Copy out the data below as written; omit any images.

* begin Dataset content *

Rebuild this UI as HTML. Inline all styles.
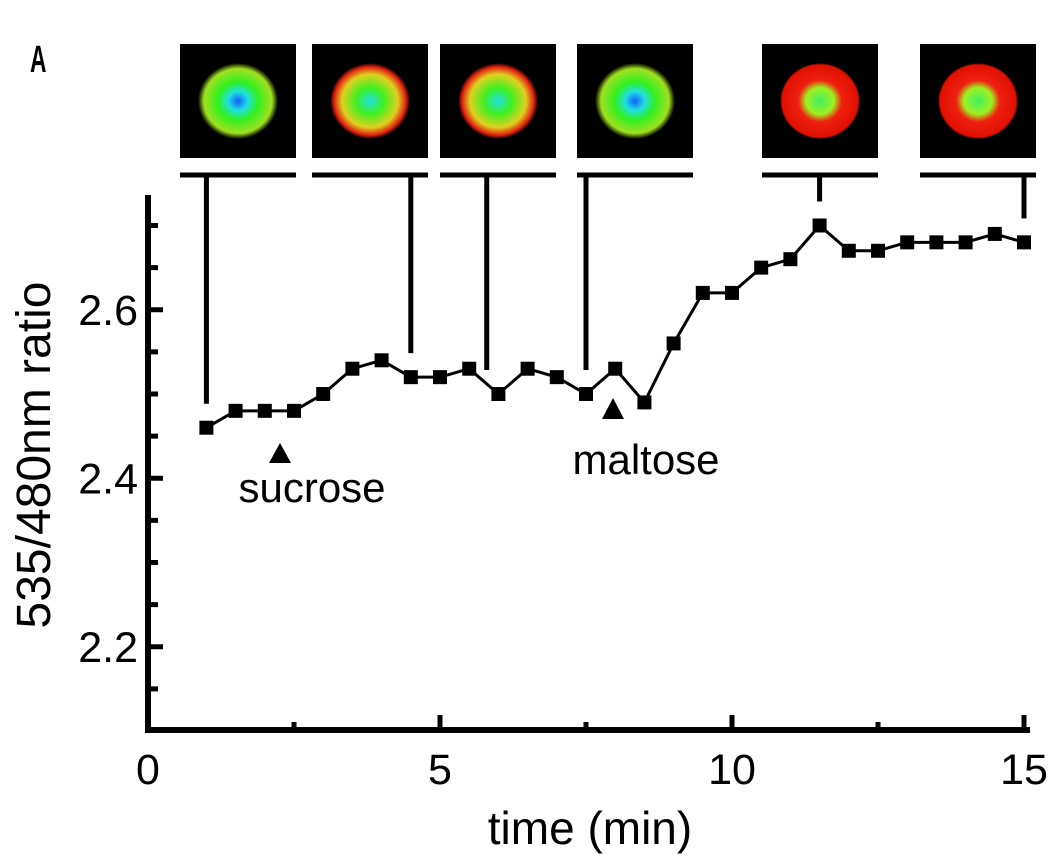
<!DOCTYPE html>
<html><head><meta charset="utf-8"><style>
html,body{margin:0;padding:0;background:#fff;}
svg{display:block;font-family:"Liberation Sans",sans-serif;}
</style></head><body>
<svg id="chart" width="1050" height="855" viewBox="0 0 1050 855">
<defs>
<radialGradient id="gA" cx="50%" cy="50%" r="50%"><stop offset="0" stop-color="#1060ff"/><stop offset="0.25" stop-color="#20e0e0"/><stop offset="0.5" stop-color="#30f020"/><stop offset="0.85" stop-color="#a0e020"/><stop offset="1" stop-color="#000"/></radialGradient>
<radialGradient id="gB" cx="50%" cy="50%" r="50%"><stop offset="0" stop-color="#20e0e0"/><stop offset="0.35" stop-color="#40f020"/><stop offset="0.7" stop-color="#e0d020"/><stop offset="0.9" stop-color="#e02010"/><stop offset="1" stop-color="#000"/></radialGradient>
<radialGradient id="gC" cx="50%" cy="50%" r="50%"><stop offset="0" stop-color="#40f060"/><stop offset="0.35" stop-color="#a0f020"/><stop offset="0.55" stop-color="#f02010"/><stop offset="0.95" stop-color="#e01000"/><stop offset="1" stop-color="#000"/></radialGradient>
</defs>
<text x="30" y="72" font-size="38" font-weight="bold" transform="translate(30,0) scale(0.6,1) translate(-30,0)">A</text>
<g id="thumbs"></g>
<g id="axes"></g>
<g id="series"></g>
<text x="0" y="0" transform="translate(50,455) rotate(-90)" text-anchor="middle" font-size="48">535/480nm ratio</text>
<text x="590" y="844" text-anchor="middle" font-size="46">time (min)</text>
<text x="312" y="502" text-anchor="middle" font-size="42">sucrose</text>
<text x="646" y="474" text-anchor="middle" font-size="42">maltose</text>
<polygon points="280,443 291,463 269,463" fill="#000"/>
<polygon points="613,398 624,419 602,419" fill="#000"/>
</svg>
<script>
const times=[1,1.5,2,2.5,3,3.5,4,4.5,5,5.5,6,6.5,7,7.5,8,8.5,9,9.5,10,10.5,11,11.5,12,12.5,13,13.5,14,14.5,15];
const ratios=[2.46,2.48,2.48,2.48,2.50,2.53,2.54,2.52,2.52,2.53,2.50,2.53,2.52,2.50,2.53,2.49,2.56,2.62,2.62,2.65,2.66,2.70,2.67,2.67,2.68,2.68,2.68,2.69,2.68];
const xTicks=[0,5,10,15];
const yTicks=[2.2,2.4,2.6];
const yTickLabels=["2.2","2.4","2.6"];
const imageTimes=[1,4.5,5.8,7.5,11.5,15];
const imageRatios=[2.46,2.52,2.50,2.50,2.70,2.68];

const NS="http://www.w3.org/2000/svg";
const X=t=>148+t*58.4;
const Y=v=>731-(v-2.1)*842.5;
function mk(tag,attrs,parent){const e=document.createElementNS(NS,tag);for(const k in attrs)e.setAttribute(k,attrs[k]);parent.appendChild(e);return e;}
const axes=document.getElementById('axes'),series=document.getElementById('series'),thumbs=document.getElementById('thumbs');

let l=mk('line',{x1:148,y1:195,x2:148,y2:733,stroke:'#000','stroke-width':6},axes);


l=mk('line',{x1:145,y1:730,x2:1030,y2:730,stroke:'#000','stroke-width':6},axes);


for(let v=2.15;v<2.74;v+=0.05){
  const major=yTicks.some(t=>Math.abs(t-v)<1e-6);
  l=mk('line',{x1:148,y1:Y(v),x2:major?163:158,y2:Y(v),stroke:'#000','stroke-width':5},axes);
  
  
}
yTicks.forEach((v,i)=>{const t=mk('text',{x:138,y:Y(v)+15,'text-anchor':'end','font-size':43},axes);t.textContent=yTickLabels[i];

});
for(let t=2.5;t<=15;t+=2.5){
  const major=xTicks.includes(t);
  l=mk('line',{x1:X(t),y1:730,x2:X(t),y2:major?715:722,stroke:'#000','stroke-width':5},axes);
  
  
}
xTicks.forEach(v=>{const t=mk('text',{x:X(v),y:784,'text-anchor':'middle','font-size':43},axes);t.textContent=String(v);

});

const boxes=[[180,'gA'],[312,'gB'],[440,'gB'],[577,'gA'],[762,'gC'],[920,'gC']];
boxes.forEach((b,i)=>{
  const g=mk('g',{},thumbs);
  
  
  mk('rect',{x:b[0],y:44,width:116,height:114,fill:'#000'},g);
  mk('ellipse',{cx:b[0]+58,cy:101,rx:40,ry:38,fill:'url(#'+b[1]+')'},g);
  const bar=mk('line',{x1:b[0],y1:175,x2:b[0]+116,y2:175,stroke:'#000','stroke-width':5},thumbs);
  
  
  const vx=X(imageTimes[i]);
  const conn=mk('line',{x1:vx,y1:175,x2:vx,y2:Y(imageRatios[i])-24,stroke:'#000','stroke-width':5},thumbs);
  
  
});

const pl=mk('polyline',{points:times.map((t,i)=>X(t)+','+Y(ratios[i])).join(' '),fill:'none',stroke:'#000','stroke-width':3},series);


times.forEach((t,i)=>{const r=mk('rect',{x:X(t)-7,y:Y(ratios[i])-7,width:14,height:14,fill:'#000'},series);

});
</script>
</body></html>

* end Dataset content *

**Output**
Rebuild this UI as HTML. Inline all styles.
<!DOCTYPE html>
<html><head><meta charset="utf-8"><style>
html,body{margin:0;padding:0;background:#fff;}
svg{display:block;font-family:"Liberation Sans",sans-serif;}
</style></head><body>
<svg id="chart" width="1050" height="855" viewBox="0 0 1050 855">
<defs>
<radialGradient id="gA" cx="50%" cy="50%" r="50%"><stop offset="0" stop-color="#1060ff"/><stop offset="0.25" stop-color="#20e0e0"/><stop offset="0.5" stop-color="#30f020"/><stop offset="0.85" stop-color="#a0e020"/><stop offset="1" stop-color="#000"/></radialGradient>
<radialGradient id="gB" cx="50%" cy="50%" r="50%"><stop offset="0" stop-color="#20e0e0"/><stop offset="0.35" stop-color="#40f020"/><stop offset="0.7" stop-color="#e0d020"/><stop offset="0.9" stop-color="#e02010"/><stop offset="1" stop-color="#000"/></radialGradient>
<radialGradient id="gC" cx="50%" cy="50%" r="50%"><stop offset="0" stop-color="#40f060"/><stop offset="0.35" stop-color="#a0f020"/><stop offset="0.55" stop-color="#f02010"/><stop offset="0.95" stop-color="#e01000"/><stop offset="1" stop-color="#000"/></radialGradient>
</defs>
<text x="30" y="72" font-size="38" font-weight="bold" transform="translate(30,0) scale(0.6,1) translate(-30,0)">A</text>
<g id="thumbs"></g>
<g id="axes"></g>
<g id="series"></g>
<text x="0" y="0" transform="translate(50,455) rotate(-90)" text-anchor="middle" font-size="48">535/480nm ratio</text>
<text x="590" y="844" text-anchor="middle" font-size="46">time (min)</text>
<text x="312" y="502" text-anchor="middle" font-size="42">sucrose</text>
<text x="646" y="474" text-anchor="middle" font-size="42">maltose</text>
<polygon points="280,443 291,463 269,463" fill="#000"/>
<polygon points="613,398 624,419 602,419" fill="#000"/>
</svg>
<script>
const times=[1,1.5,2,2.5,3,3.5,4,4.5,5,5.5,6,6.5,7,7.5,8,8.5,9,9.5,10,10.5,11,11.5,12,12.5,13,13.5,14,14.5,15];
const ratios=[2.46,2.48,2.48,2.48,2.50,2.53,2.54,2.52,2.52,2.53,2.50,2.53,2.52,2.50,2.53,2.49,2.56,2.62,2.62,2.65,2.66,2.70,2.67,2.67,2.68,2.68,2.68,2.69,2.68];
const xTicks=[0,5,10,15];
const yTicks=[2.2,2.4,2.6];
const yTickLabels=["2.2","2.4","2.6"];
const imageTimes=[1,4.5,5.8,7.5,11.5,15];
const imageRatios=[2.46,2.52,2.50,2.50,2.70,2.68];

const NS="http://www.w3.org/2000/svg";
const X=t=>148+t*58.4;
const Y=v=>731-(v-2.1)*842.5;
function mk(tag,attrs,parent){const e=document.createElementNS(NS,tag);for(const k in attrs)e.setAttribute(k,attrs[k]);parent.appendChild(e);return e;}
const axes=document.getElementById('axes'),series=document.getElementById('series'),thumbs=document.getElementById('thumbs');

let l=mk('line',{x1:148,y1:195,x2:148,y2:733,stroke:'#000','stroke-width':6},axes);


l=mk('line',{x1:145,y1:730,x2:1030,y2:730,stroke:'#000','stroke-width':6},axes);


for(let v=2.15;v<2.74;v+=0.05){
  const major=yTicks.some(t=>Math.abs(t-v)<1e-6);
  l=mk('line',{x1:148,y1:Y(v),x2:major?163:158,y2:Y(v),stroke:'#000','stroke-width':5},axes);
  
  
}
yTicks.forEach((v,i)=>{const t=mk('text',{x:138,y:Y(v)+15,'text-anchor':'end','font-size':43},axes);t.textContent=yTickLabels[i];

});
for(let t=2.5;t<=15;t+=2.5){
  const major=xTicks.includes(t);
  l=mk('line',{x1:X(t),y1:730,x2:X(t),y2:major?715:722,stroke:'#000','stroke-width':5},axes);
  
  
}
xTicks.forEach(v=>{const t=mk('text',{x:X(v),y:784,'text-anchor':'middle','font-size':43},axes);t.textContent=String(v);

});

const boxes=[[180,'gA'],[312,'gB'],[440,'gB'],[577,'gA'],[762,'gC'],[920,'gC']];
boxes.forEach((b,i)=>{
  const g=mk('g',{},thumbs);
  
  
  mk('rect',{x:b[0],y:44,width:116,height:114,fill:'#000'},g);
  mk('ellipse',{cx:b[0]+58,cy:101,rx:40,ry:38,fill:'url(#'+b[1]+')'},g);
  const bar=mk('line',{x1:b[0],y1:175,x2:b[0]+116,y2:175,stroke:'#000','stroke-width':5},thumbs);
  
  
  const vx=X(imageTimes[i]);
  const conn=mk('line',{x1:vx,y1:175,x2:vx,y2:Y(imageRatios[i])-24,stroke:'#000','stroke-width':5},thumbs);
  
  
});

const pl=mk('polyline',{points:times.map((t,i)=>X(t)+','+Y(ratios[i])).join(' '),fill:'none',stroke:'#000','stroke-width':3},series);


times.forEach((t,i)=>{const r=mk('rect',{x:X(t)-7,y:Y(ratios[i])-7,width:14,height:14,fill:'#000'},series);

});
</script>
</body></html>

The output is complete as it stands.